» Set task: Pictures stay out. Extract the lines below from the first one through the line with "from bokeh.core.properties import value", both included.

» Information supplied:
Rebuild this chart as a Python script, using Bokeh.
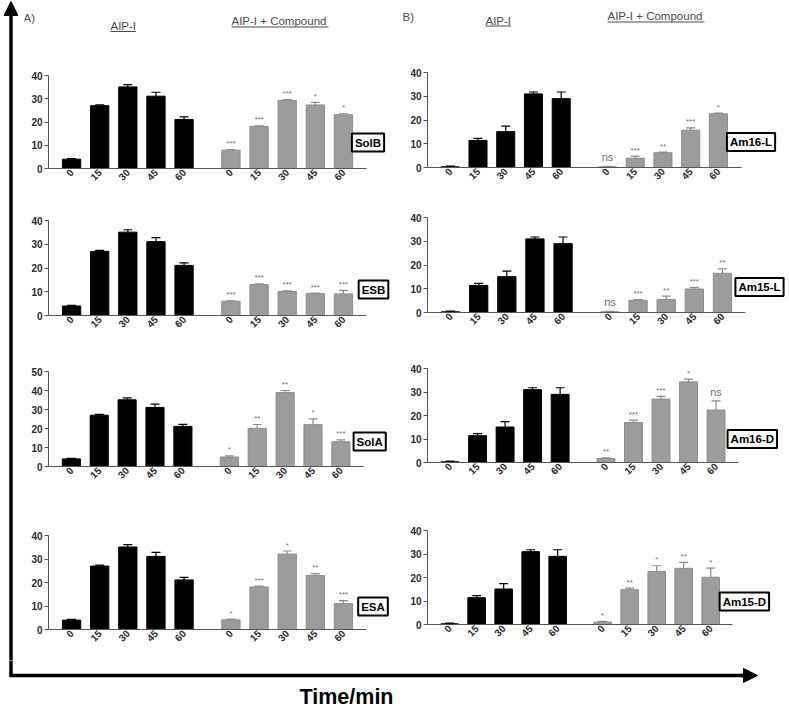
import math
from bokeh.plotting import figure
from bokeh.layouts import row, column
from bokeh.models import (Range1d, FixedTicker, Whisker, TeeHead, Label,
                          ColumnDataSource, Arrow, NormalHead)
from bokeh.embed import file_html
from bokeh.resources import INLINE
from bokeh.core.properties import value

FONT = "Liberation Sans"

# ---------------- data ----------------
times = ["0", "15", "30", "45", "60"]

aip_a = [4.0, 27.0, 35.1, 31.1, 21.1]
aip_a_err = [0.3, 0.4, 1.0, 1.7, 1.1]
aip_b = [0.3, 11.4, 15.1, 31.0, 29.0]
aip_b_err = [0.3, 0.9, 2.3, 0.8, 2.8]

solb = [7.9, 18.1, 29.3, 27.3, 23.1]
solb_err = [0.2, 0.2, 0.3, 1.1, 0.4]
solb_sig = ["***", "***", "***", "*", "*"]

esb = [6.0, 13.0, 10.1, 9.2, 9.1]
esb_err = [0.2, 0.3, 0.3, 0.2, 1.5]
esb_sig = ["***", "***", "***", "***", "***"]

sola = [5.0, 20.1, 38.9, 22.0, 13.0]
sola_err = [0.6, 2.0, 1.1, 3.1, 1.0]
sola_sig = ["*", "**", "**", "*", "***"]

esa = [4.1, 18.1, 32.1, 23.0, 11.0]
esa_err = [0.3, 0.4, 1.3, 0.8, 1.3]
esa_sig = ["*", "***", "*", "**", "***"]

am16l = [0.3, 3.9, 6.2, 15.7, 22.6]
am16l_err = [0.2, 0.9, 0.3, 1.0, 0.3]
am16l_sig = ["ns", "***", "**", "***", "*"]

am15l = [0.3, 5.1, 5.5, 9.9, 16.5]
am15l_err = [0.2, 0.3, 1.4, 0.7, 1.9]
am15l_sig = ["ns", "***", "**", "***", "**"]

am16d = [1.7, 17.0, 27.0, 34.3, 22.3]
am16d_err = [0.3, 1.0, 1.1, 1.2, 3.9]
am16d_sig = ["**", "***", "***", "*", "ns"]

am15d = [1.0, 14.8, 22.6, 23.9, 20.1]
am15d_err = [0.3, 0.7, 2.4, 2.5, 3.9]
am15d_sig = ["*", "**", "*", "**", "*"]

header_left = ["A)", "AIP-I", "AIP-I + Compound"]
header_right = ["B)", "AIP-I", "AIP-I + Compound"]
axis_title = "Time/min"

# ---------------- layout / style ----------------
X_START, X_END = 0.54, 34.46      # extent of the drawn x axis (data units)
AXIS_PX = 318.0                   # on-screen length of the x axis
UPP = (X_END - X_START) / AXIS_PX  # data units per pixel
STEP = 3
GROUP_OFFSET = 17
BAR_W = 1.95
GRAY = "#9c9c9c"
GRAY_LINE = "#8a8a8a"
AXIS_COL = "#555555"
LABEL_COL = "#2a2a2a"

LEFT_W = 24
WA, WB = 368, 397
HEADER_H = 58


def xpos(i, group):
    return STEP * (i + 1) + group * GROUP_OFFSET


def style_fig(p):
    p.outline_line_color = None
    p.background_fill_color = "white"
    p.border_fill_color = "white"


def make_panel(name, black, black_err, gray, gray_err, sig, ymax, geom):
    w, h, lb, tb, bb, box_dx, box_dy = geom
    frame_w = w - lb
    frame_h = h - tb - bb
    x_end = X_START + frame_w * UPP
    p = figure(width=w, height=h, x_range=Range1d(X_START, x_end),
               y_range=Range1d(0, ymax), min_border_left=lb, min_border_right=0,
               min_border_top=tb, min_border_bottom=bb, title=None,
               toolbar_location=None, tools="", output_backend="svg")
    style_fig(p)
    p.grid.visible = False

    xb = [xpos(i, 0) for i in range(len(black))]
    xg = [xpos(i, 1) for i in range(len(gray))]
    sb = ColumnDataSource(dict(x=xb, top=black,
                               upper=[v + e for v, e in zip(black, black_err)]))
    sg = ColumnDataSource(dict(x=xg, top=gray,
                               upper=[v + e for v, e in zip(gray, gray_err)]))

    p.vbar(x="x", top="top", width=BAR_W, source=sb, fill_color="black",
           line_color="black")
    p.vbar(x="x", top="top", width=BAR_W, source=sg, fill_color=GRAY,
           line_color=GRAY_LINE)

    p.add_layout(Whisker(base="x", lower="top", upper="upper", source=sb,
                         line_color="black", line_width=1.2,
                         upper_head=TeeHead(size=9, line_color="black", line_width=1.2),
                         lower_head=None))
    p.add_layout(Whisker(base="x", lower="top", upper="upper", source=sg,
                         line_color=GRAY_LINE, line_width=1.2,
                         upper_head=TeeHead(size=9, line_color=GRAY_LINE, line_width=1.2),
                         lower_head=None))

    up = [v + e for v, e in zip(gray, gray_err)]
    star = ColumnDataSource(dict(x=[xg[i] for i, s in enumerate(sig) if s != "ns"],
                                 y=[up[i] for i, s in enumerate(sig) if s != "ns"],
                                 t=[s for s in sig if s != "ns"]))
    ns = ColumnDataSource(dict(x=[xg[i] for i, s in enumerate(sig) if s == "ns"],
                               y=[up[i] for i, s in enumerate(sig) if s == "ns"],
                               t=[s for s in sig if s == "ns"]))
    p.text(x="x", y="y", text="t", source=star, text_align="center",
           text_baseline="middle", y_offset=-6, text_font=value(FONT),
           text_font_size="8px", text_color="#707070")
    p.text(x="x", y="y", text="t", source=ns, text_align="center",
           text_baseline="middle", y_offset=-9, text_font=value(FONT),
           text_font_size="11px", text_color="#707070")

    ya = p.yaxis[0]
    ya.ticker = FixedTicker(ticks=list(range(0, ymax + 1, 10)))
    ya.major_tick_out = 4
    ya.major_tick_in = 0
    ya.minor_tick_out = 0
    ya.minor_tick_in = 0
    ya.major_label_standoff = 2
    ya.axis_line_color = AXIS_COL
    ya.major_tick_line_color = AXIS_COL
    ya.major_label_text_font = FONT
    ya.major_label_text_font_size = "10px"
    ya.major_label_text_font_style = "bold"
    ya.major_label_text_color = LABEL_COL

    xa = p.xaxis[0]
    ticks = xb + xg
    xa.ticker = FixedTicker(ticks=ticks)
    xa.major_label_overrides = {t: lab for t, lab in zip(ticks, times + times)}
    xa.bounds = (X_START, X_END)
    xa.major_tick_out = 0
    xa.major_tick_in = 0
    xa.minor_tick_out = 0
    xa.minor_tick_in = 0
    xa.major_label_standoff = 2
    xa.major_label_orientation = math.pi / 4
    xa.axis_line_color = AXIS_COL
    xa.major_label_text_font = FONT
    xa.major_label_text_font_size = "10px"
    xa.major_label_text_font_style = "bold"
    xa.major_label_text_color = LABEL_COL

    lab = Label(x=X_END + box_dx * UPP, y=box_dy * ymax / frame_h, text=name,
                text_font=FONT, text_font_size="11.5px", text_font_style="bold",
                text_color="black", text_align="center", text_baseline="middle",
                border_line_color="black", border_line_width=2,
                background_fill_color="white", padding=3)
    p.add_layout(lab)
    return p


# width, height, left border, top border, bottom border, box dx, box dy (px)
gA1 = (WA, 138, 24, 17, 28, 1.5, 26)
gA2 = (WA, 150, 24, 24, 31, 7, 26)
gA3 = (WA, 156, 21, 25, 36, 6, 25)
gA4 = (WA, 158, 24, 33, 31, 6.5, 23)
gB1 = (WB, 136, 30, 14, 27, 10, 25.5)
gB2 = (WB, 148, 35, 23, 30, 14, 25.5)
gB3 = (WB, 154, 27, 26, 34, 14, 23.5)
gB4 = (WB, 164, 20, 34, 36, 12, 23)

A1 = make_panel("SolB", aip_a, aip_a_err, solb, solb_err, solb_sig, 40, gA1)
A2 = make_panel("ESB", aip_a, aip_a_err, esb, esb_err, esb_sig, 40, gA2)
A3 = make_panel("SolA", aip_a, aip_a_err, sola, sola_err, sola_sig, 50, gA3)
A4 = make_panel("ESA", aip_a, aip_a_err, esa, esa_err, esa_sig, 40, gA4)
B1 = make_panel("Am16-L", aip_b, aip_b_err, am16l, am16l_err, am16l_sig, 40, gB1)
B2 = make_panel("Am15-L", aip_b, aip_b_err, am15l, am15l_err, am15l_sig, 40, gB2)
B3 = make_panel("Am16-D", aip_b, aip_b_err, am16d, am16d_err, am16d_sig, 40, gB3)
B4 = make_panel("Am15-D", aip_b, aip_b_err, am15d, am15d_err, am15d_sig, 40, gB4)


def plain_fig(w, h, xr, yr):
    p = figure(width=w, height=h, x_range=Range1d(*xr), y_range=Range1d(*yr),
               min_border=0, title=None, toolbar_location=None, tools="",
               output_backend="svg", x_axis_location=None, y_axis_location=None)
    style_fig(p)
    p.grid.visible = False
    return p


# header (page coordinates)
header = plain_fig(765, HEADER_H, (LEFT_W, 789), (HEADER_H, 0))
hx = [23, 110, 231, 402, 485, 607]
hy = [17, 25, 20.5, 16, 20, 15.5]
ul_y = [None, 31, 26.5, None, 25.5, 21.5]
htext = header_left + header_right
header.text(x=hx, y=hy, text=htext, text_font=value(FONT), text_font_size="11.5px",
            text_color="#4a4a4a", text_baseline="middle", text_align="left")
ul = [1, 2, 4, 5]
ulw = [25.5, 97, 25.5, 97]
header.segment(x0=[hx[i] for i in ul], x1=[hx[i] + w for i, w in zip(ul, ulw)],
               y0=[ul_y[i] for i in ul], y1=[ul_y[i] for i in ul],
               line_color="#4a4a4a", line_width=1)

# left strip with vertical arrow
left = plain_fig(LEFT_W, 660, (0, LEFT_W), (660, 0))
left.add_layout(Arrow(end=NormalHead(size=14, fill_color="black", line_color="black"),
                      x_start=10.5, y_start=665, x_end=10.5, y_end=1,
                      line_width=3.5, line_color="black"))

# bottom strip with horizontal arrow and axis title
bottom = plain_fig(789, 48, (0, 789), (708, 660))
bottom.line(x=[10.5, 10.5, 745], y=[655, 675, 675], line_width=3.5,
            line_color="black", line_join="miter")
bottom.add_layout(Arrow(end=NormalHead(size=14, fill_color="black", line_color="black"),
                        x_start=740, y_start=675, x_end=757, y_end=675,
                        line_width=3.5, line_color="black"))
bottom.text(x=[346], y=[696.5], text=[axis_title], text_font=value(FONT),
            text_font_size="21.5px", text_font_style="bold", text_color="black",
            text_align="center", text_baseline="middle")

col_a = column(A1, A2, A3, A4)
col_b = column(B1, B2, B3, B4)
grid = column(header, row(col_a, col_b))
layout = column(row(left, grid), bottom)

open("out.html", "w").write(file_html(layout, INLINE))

» Finished task:
Rebuild this chart as a Python script, using Bokeh.
import math
from bokeh.plotting import figure
from bokeh.layouts import row, column
from bokeh.models import (Range1d, FixedTicker, Whisker, TeeHead, Label,
                          ColumnDataSource, Arrow, NormalHead)
from bokeh.embed import file_html
from bokeh.resources import INLINE
from bokeh.core.properties import value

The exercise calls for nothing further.